The figures show that 230 people died in drink-drive crashes during the year, up from 200 in 2015.
Paul Loughlin, a solicitor in motoring law at the national firm, Stephensons, said: “Today’s figures from the Department for Transport are a significant concern and will renew calls from many to review the drink-drive limit in England and Wales and continue to push for harsher penalties for those caught intoxicated behind the wheel.
“Since the start of the year, and the introduction of stricter sentencing guidelines back in April 2017, we’ve seen a significant uplift in the number of drivers seeking legal advice following a drink-drive offence.
“In January, immediately after the New Year celebrations, enquiries went up by 145% on the previous month and continue to remain high in comparison to the same period last year.
“In the vast majority of cases, these are first time offences; often people who feel they are ok to drive and then surprised when they produce a positive breath sample.

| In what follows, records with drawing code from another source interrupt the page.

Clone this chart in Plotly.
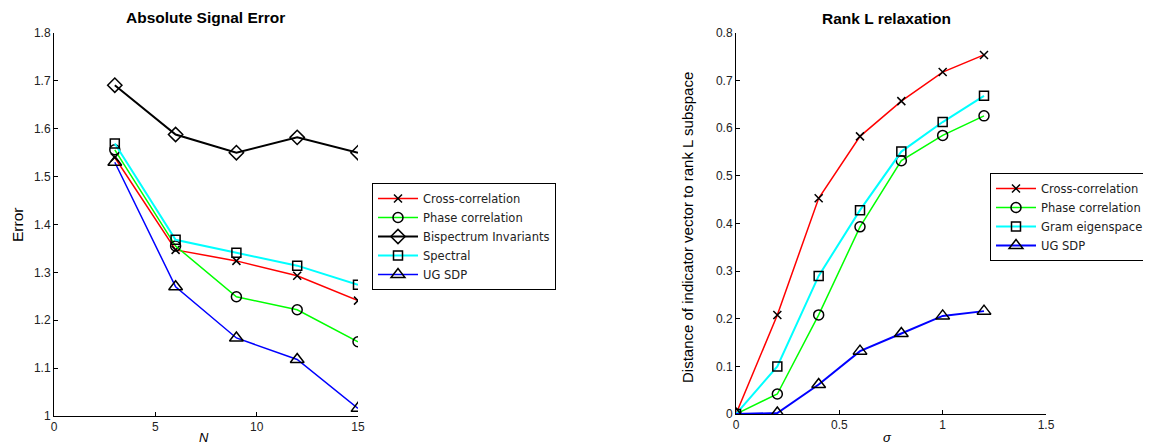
import plotly.graph_objects as go

# ---------------- data ----------------
N_vals = [3, 6, 9, 12, 15]
cross_corr_left = [1.54, 1.347, 1.324, 1.293, 1.241]
phase_corr_left = [1.556, 1.355, 1.249, 1.222, 1.155]
bispectrum_left = [1.691, 1.588, 1.550, 1.582, 1.550]
spectral_left = [1.569, 1.368, 1.341, 1.314, 1.274]
ugsdp_left = [1.530, 1.270, 1.163, 1.118, 1.016]

sigma_vals = [0, 0.2, 0.4, 0.6, 0.8, 1.0, 1.2]
cross_corr_right = [0.0, 0.208, 0.453, 0.583, 0.657, 0.718, 0.754]
phase_corr_right = [0.0, 0.042, 0.208, 0.393, 0.532, 0.585, 0.626]
gram_right = [0.0, 0.100, 0.290, 0.428, 0.551, 0.613, 0.668]
ugsdp_right = [0.0, 0.002, 0.062, 0.132, 0.169, 0.206, 0.216]

left_yticks = [1, 1.1, 1.2, 1.3, 1.4, 1.5, 1.6, 1.7, 1.8]
left_xticks = [0, 5, 10, 15]
right_yticks = [0, 0.1, 0.2, 0.3, 0.4, 0.5, 0.6, 0.7, 0.8]
right_xticks = [0, 0.5, 1, 1.5]

# page body has an 8px margin, so the figure is offset by 8px
OFF = 8
W, H = 1151 - OFF, 445 - OFF
FONT = "Liberation Sans, Arial, sans-serif"
LEG_FONT = "DejaVu Sans, Liberation Sans, sans-serif"

fig = go.Figure()

def add(x, y, name, color, symbol, xa, ya, legend, width=1.5, size=9):
    fig.add_trace(go.Scatter(
        x=x, y=y, name=name, mode="lines+markers",
        line=dict(color=color, width=width),
        marker=dict(symbol=symbol, size=size, color="black",
                    line=dict(color="black", width=1.5)),
        xaxis=xa, yaxis=ya, legend=legend))

add(N_vals, cross_corr_left, "Cross-correlation", "#ff0000", "x-thin-open", "x", "y", "legend", size=8)
add(N_vals, phase_corr_left, "Phase correlation", "#00ff00", "circle-open", "x", "y", "legend", size=10)
add(N_vals, bispectrum_left, "Bispectrum Invariants", "#000000", "diamond-open", "x", "y", "legend", width=2, size=11)
add(N_vals, spectral_left, "Spectral", "#00ffff", "square-open", "x", "y", "legend", width=2, size=9)
add(N_vals, ugsdp_left, "UG SDP", "#0000ff", "triangle-up-open", "x", "y", "legend", size=12)

add(sigma_vals, cross_corr_right, "Cross-correlation", "#ff0000", "x-thin-open", "x2", "y2", "legend2", size=8)
add(sigma_vals, phase_corr_right, "Phase correlation", "#00ff00", "circle-open", "x2", "y2", "legend2", size=10)
add(sigma_vals, gram_right, "Gram eigenspace", "#00ffff", "square-open", "x2", "y2", "legend2", width=2, size=9)
add(sigma_vals, ugsdp_right, "UG SDP", "#0000ff", "triangle-up-open", "x2", "y2", "legend2", width=2, size=12)

def px_x(p):
    return (p - OFF) / W

def px_y(p):
    return (H - (p - OFF)) / H

axis_common = dict(showgrid=False, zeroline=False, showline=True, linecolor="black",
                   linewidth=1, ticks="inside", ticklen=4, tickcolor="black",
                   tickfont=dict(family=FONT, size=12, color="#222"), mirror=False,
                   automargin=False)

legend_common = dict(xanchor="left", yanchor="top",
                     bgcolor="white", bordercolor="black", borderwidth=1,
                     font=dict(family=LEG_FONT, size=11.5, color="#222"), tracegroupgap=0,
                     itemwidth=40)

fig.update_layout(
    template="none",
    width=W, height=H, margin=dict(l=0, r=0, t=0, b=0),
    paper_bgcolor="white", plot_bgcolor="white",
    font=dict(family=FONT, size=12, color="black"),
    xaxis=dict(domain=[px_x(54), px_x(358)], range=[0, 15], tickvals=left_xticks,
               anchor="y", **axis_common),
    yaxis=dict(domain=[px_y(416), px_y(33)], range=[1, 1.8], tickvals=left_yticks,
               anchor="x", **axis_common),
    xaxis2=dict(domain=[px_x(736), px_x(1046)], range=[0, 1.5], tickvals=right_xticks,
                anchor="y2", **axis_common),
    yaxis2=dict(domain=[px_y(414), px_y(33)], range=[0, 0.8], tickvals=right_yticks,
                anchor="x2", **axis_common),
    legend=dict(x=px_x(372), y=px_y(183), **legend_common),
    legend2=dict(x=px_x(990), y=px_y(173), **legend_common),
    showlegend=True,
)

annotations = [
    dict(text="<b>Absolute Signal Error</b>", x=px_x(205), y=px_y(17), font=dict(size=15.5)),
    dict(text="<b>Rank L relaxation</b>", x=px_x(886), y=px_y(18), font=dict(size=15.5)),
    dict(text="Error", x=px_x(18), y=px_y(225), textangle=-90, font=dict(size=15.5)),
    dict(text="Distance of indicator vector to rank L subspace", x=px_x(688), y=px_y(228),
         textangle=-90, font=dict(size=15)),
    dict(text="<i>N</i>", x=px_x(204), y=px_y(437), font=dict(size=13)),
    dict(text="<i>σ</i>", x=px_x(887), y=px_y(437), font=dict(size=13)),
]
for a in annotations:
    a.update(xref="paper", yref="paper", showarrow=False, xanchor="center", yanchor="middle")
    a["font"] = dict(family=FONT, color="black", **a["font"])
fig.update_layout(annotations=annotations)

fig.write_html("out.html")
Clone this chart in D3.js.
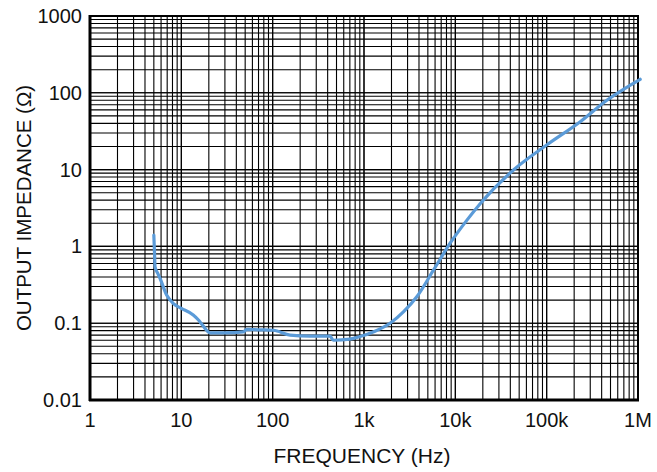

“Sleeping it off for a few hours, or even overnight, does not mean you have sufficiently sobered up. While you may feel less impaired, your blood alcohol level could still take you over the legal threshold.”
Joshua Harris, director of campaigns at road safety charity Brake, believes that these latest drink-drive figures show the problem to be an “increasing blight” on British roads.
However, he said: “The Government sits on its hands and refuses to address the issue.
“The current drink-driving limit gives a false impression that it is safe to drink and drive – this is a dangerous message and one that couldn’t be further from the truth. Research has shown even very small amounts of alcohol dramatically affect safe driving - drivers with levels of alcohol in their blood just half the current legal limit are at least twice more likely to die in a crash than those with no alcohol at all.
“Our current drink-driving law lacks clarity, is badly understood and supports the perception that mixing alcohol and driving is acceptable – this needs to change.”
Brake is calling for the Government to implement an effective zero tolerance drink-drive limit of 20mg per 100ml of blood.